BRIEF
Begin with the first line of the material and copy each line word for word through the line that contains "const MONO = 'Liberation Mono';"; the pictures are left out.

GIVEN MATERIAL
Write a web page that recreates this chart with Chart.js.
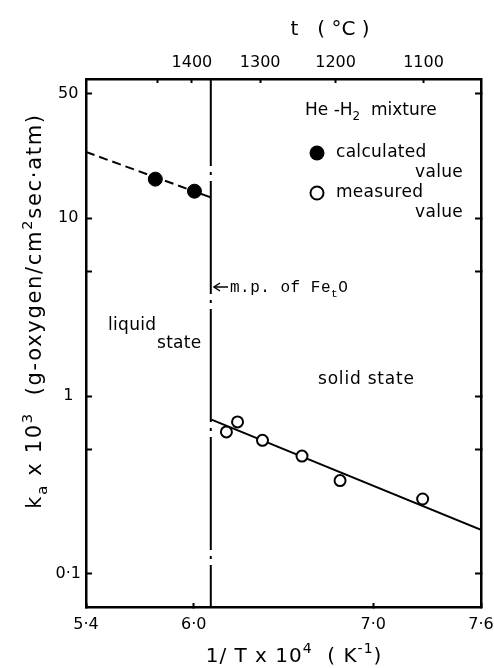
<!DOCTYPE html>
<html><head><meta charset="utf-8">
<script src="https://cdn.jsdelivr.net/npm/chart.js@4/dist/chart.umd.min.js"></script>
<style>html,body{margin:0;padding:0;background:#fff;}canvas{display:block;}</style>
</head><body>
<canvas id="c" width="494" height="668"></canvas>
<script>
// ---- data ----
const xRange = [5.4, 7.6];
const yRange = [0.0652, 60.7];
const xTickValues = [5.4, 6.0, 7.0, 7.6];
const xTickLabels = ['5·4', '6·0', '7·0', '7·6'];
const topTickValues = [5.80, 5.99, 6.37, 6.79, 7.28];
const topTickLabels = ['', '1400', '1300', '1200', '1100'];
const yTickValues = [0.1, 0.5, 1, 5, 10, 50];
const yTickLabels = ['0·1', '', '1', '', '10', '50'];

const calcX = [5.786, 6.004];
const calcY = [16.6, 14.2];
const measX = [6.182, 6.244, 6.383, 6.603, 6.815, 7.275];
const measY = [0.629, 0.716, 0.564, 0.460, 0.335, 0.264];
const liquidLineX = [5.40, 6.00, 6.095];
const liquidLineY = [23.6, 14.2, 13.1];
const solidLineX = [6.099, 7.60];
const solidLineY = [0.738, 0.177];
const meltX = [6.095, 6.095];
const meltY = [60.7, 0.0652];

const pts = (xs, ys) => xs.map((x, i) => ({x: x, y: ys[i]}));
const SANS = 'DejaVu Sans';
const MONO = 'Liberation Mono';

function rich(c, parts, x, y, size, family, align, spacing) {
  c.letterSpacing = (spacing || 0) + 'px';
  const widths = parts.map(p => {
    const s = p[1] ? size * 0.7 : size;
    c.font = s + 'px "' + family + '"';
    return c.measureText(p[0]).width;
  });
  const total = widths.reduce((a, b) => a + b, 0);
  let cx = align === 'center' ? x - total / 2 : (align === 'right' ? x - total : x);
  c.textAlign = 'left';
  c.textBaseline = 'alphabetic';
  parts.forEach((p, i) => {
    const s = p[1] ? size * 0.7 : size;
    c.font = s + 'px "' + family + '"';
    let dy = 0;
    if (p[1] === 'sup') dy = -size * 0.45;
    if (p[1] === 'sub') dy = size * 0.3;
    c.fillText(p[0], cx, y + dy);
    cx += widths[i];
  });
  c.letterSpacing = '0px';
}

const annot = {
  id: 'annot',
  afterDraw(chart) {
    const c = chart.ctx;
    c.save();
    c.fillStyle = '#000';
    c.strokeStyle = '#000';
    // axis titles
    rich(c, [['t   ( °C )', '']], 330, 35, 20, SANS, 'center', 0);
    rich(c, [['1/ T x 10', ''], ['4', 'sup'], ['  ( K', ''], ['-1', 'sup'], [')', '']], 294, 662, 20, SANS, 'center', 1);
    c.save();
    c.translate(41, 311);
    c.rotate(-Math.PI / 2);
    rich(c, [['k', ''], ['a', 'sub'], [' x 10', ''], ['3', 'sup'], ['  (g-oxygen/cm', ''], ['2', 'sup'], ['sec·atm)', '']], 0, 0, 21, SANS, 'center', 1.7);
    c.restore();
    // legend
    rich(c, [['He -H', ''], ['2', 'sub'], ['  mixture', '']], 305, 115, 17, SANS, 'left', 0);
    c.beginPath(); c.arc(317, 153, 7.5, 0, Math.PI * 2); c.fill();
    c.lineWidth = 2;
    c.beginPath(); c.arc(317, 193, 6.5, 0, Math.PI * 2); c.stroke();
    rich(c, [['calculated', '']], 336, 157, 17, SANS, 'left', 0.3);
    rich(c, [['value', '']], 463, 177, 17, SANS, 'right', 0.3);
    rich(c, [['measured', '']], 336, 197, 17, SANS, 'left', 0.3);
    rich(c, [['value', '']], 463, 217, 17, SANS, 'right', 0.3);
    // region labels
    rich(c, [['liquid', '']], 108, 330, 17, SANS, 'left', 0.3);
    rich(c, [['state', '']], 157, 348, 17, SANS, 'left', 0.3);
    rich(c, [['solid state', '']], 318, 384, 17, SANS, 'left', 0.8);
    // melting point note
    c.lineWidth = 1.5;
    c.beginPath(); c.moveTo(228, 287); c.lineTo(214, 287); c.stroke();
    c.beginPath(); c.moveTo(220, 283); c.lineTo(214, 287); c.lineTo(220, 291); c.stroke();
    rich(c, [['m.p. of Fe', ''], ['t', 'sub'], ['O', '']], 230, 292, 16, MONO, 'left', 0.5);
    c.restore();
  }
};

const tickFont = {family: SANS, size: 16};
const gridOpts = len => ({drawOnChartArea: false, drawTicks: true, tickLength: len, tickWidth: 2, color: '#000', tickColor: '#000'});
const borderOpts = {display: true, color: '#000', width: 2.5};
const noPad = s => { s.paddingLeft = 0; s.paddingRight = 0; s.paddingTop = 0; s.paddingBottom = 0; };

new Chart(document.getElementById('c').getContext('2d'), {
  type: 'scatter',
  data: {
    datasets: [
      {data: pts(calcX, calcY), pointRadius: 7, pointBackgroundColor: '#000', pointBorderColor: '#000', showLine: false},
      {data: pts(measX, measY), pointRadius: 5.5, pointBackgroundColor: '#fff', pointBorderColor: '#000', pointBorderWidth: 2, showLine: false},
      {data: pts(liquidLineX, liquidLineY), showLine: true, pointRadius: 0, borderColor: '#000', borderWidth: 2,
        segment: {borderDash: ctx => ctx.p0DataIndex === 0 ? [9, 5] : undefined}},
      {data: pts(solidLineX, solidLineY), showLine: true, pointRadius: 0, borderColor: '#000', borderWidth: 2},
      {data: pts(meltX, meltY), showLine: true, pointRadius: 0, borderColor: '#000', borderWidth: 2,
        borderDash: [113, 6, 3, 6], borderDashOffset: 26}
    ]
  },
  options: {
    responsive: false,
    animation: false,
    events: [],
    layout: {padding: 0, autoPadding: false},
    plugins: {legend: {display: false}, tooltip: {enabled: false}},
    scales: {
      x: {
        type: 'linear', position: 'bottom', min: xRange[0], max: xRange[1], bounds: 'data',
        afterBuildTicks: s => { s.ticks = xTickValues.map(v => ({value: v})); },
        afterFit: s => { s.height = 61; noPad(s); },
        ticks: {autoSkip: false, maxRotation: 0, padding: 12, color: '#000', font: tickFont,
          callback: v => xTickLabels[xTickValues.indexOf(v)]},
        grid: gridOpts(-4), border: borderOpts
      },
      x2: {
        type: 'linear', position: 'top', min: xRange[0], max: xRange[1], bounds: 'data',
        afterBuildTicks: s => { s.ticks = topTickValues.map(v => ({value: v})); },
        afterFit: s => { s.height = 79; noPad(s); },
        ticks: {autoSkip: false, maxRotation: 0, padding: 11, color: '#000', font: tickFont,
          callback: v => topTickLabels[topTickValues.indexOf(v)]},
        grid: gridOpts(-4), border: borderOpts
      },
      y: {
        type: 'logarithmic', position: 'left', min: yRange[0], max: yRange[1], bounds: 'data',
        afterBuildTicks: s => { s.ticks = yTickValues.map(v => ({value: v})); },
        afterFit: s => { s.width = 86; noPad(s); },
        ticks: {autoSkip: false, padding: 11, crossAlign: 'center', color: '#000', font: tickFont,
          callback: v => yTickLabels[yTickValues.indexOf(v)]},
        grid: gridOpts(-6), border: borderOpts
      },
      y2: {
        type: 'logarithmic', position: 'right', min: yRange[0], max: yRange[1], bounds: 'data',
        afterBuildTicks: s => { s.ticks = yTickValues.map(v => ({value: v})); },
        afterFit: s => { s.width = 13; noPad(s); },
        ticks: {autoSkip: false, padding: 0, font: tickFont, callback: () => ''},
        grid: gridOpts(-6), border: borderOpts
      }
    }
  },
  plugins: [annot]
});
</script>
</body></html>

CORRECT ANSWER
Write a web page that recreates this chart with Chart.js.
<!DOCTYPE html>
<html><head><meta charset="utf-8">
<script src="https://cdn.jsdelivr.net/npm/chart.js@4/dist/chart.umd.min.js"></script>
<style>html,body{margin:0;padding:0;background:#fff;}canvas{display:block;}</style>
</head><body>
<canvas id="c" width="494" height="668"></canvas>
<script>
// ---- data ----
const xRange = [5.4, 7.6];
const yRange = [0.0652, 60.7];
const xTickValues = [5.4, 6.0, 7.0, 7.6];
const xTickLabels = ['5·4', '6·0', '7·0', '7·6'];
const topTickValues = [5.80, 5.99, 6.37, 6.79, 7.28];
const topTickLabels = ['', '1400', '1300', '1200', '1100'];
const yTickValues = [0.1, 0.5, 1, 5, 10, 50];
const yTickLabels = ['0·1', '', '1', '', '10', '50'];

const calcX = [5.786, 6.004];
const calcY = [16.6, 14.2];
const measX = [6.182, 6.244, 6.383, 6.603, 6.815, 7.275];
const measY = [0.629, 0.716, 0.564, 0.460, 0.335, 0.264];
const liquidLineX = [5.40, 6.00, 6.095];
const liquidLineY = [23.6, 14.2, 13.1];
const solidLineX = [6.099, 7.60];
const solidLineY = [0.738, 0.177];
const meltX = [6.095, 6.095];
const meltY = [60.7, 0.0652];

const pts = (xs, ys) => xs.map((x, i) => ({x: x, y: ys[i]}));
const SANS = 'DejaVu Sans';
const MONO = 'Liberation Mono';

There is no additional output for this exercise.